Victoire du GOP
|J’ai entendu plusieurs fois, aujourd’hui, des arguments du genre :
Ouais mais en fait, le président des États-Unis, il a pas tant de pouvoir que ça.
Certes.
J’ai tout de même une remarque : les élections présidentielles ne sont pas l’élément important de l’actualité. Elles ne sont qu’une partie des élections américaines d’hier, le processus étasunien fusionnant plusieurs événements aussi bien au niveau des comtés et des États qu’au niveau fédéral.
Ce qu’il faut retenir, ça n’est pas la victoire de Trump (enfin si, mais pas que).
Le 20 janvier, le Parti républicain (ou Grand Old Party, GOP pour les intimes) n’aura pas seulement un président pioché dans son aile droite. Il aura aussi un gouvernement fédéral et une bonne part des gouvernements des États (dont bien des poids lourds : hormis la côte Ouest, l’Illinois et New York, le parti démocrate n’a pas gardé des masses d’États très importants).
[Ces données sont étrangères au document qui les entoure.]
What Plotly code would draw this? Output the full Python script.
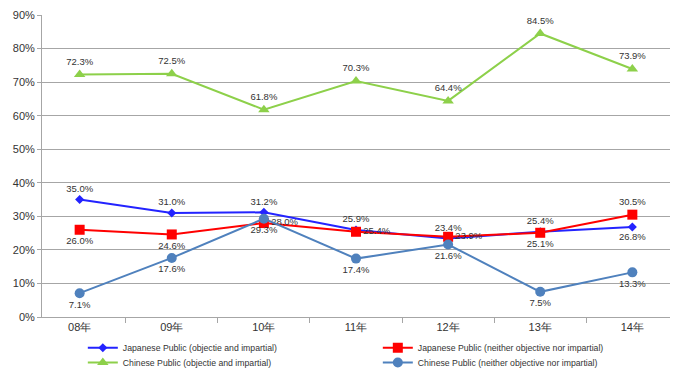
import plotly.graph_objects as go

years = ["08年", "09年", "10年", "11年", "12年", "13年", "14年"]
jp_obj = [35.0, 31.0, 31.2, 25.9, 23.4, 25.4, 26.8]
jp_neither = [26.0, 24.6, 28.0, 25.4, 23.9, 25.1, 30.5]
cn_obj = [72.3, 72.5, 61.8, 70.3, 64.4, 84.5, 73.9]
cn_neither = [7.1, 17.6, 29.3, 17.4, 21.6, 7.5, 13.3]

names = ["Japanese Public (objectie and impartial)",
         "Japanese Public (neither objective nor impartial)",
         "Chinese Public (objectie and impartial)",
         "Chinese Public (neither objective nor impartial)"]

pos_jp_obj = ["top center"] * 6 + ["bottom center"]
pos_jp_neither = ["bottom center", "bottom center", "middle right", "middle right",
                  "middle right", "bottom center", "top center"]
pos_cn_obj = ["top center"] * 7
pos_cn_neither = ["bottom center"] * 7

series = [
    (jp_obj, names[0], "#2323FF", "diamond", 7, pos_jp_obj, "legend"),
    (jp_neither, names[1], "#FF0000", "square", 10, pos_jp_neither, "legend"),
    (cn_obj, names[2], "#8DD04A", "triangle-up", 10, pos_cn_obj, "legend2"),
    (cn_neither, names[3], "#4F81BD", "circle", 10, pos_cn_neither, "legend2"),
]

fig = go.Figure()
for vals, name, color, sym, size, pos, leg in series:
    fig.add_trace(go.Scatter(
        x=years, y=vals, name=name, mode="lines+markers+text",
        line=dict(color=color, width=2),
        marker=dict(symbol=sym, size=size, color=color),
        text=[f"{v:.1f}%" for v in vals],
        textposition=pos,
        textfont=dict(size=9.5, color="#333333", family="Liberation Sans"),
        cliponaxis=False, legend=leg,
    ))

leg_common = dict(orientation="h", xanchor="left", yanchor="middle",
                  entrywidth=250, entrywidthmode="pixels",
                  font=dict(size=8.7, color="#333333"),
                  itemwidth=30, bgcolor="rgba(0,0,0,0)")

fig.update_layout(
    width=680, height=372,
    margin=dict(l=34, r=18, t=7, b=63, autoexpand=False),
    paper_bgcolor="white", plot_bgcolor="white",
    font=dict(family="Liberation Sans", color="#333333"),
    showlegend=True,
    legend=dict(x=0.065, y=-0.1016, **leg_common),
    legend2=dict(x=0.065, y=-0.1508, **leg_common),
)
fig.update_xaxes(
    type="category", showgrid=False, showline=True, linecolor="#A6A6A6",
    ticks="outside", tickson="boundaries", ticklen=5, tickcolor="#A6A6A6",
    tickfont=dict(size=11, color="#333333"),
)
fig.update_yaxes(
    range=[0, 90], dtick=10, ticksuffix="%",
    showgrid=True, gridcolor="#A6A6A6", gridwidth=1,
    showline=True, linecolor="#A6A6A6", ticks="outside", ticklen=4,
    tickcolor="#A6A6A6", tickfont=dict(size=11, color="#333333"),
    zeroline=False, ticklabeloverflow="allow",
)

fig.write_html("out.html")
Il aura aussi, et c’est au moins aussi important, la Chambre des représentants et le Sénat, autrement dit l’ensemble du pouvoir législatif fédéral. Du coup, il va très certainement avoir une très large liberté en matière de politique économique et sociale. Vous pouvez compter les jours de l’Obamacare : ça ne va peut-être pas durer.
Sur le plan financier, notons que la direction de la Réserve fédérale est toujours un grand mystère (deux de ses sept sièges de gouverneurs sont vacants). Elle ne va peut-être pas signer un blanc-seing aux idées de Trump. Cependant, elle suivra sans doute sans problème les décisions du Congrès, et celui-ci est pour deux ans au moins complètement aux mains du GOP.
La grande oubliée
Et surtout, il y a la question que beaucoup oublient (en tout cas sur France 3, Franceinfo, TF1 et Facebook). Depuis la mort de Scalia en février, la Cour suprême est réduite à huit membres. Quatre ont été nommés par les Bush et Reagan, quatre sont dus à Clinton et Obama. Du fait de l’approche des élections, le Sénat a bloqué la nomination de Merrick Garland, choisi par Obama conformément à la Constitution : trouver un nouveau “justice” sera une des premières tâches du prochain président.
Concrètement, il est donc extrêmement probable que la Cour suprême, actuellement divisée, bascule elle aussi dans une majorité républicaine dès février ou mars. Et ça, ça peut avoir une influence majeure sur la marche du pays : si le Congrès républicain souhaite légiférer dans le sens de certaines promesses de campagne de Trump, elle sera forcément saisie. Je n’imagine pas qu’elle n’ait pas dès 2017 à se prononcer sur certaines orientations de la politique du pays.
Un exemple simple : en 2014, Obama annonçait le programme Dapa, qui devait accorder un droit de résidence temporaire aux parents étrangers d’enfants américains. Le Texas et 25 autres États, estimant que cette politique n’était pas conforme à la Constitution et ne dépendait pas de l’État fédéral, ont attaqué ce programme en justice. Après plus d’un an de procédure, la Cour suprême a été appelée à se prononcer sur la question ; en juin dernier, elle a annoncé être bloquée, 4 contre 4, et laisser les juridictions inférieures se décider. Imaginons qu’elle doive se prononcer à nouveau sur la question en 2017 : avec un Justice républicain de plus, le programme ne sera pas juste suspendu en attendant les décisions judiciaires, mais définitivement enterré, laissant le Texas libre d’expulser les parents d’enfants américains comme il l’entend.
La jurisprudence de la Cour suprême est une source de droit loin d’être négligeable, et le choix du remplaçant de Scalia pourrait avoir une influence réelle sur la marche du pays.
En février, le GOP aura donc non seulement la direction de nombre d’États, mais aussi les pouvoirs fédéraux exécutif, législatif et sans doute économique. Et pour ceux qui souhaiteraient faire examiner la constitutionnalité des mesures prises, le pouvoir judiciaire fédéral penchera également du côté républicain. Ça n’est pas juste la question de Trump : c’est l’ensemble de la politique américaine qui va basculer comme un seul homme.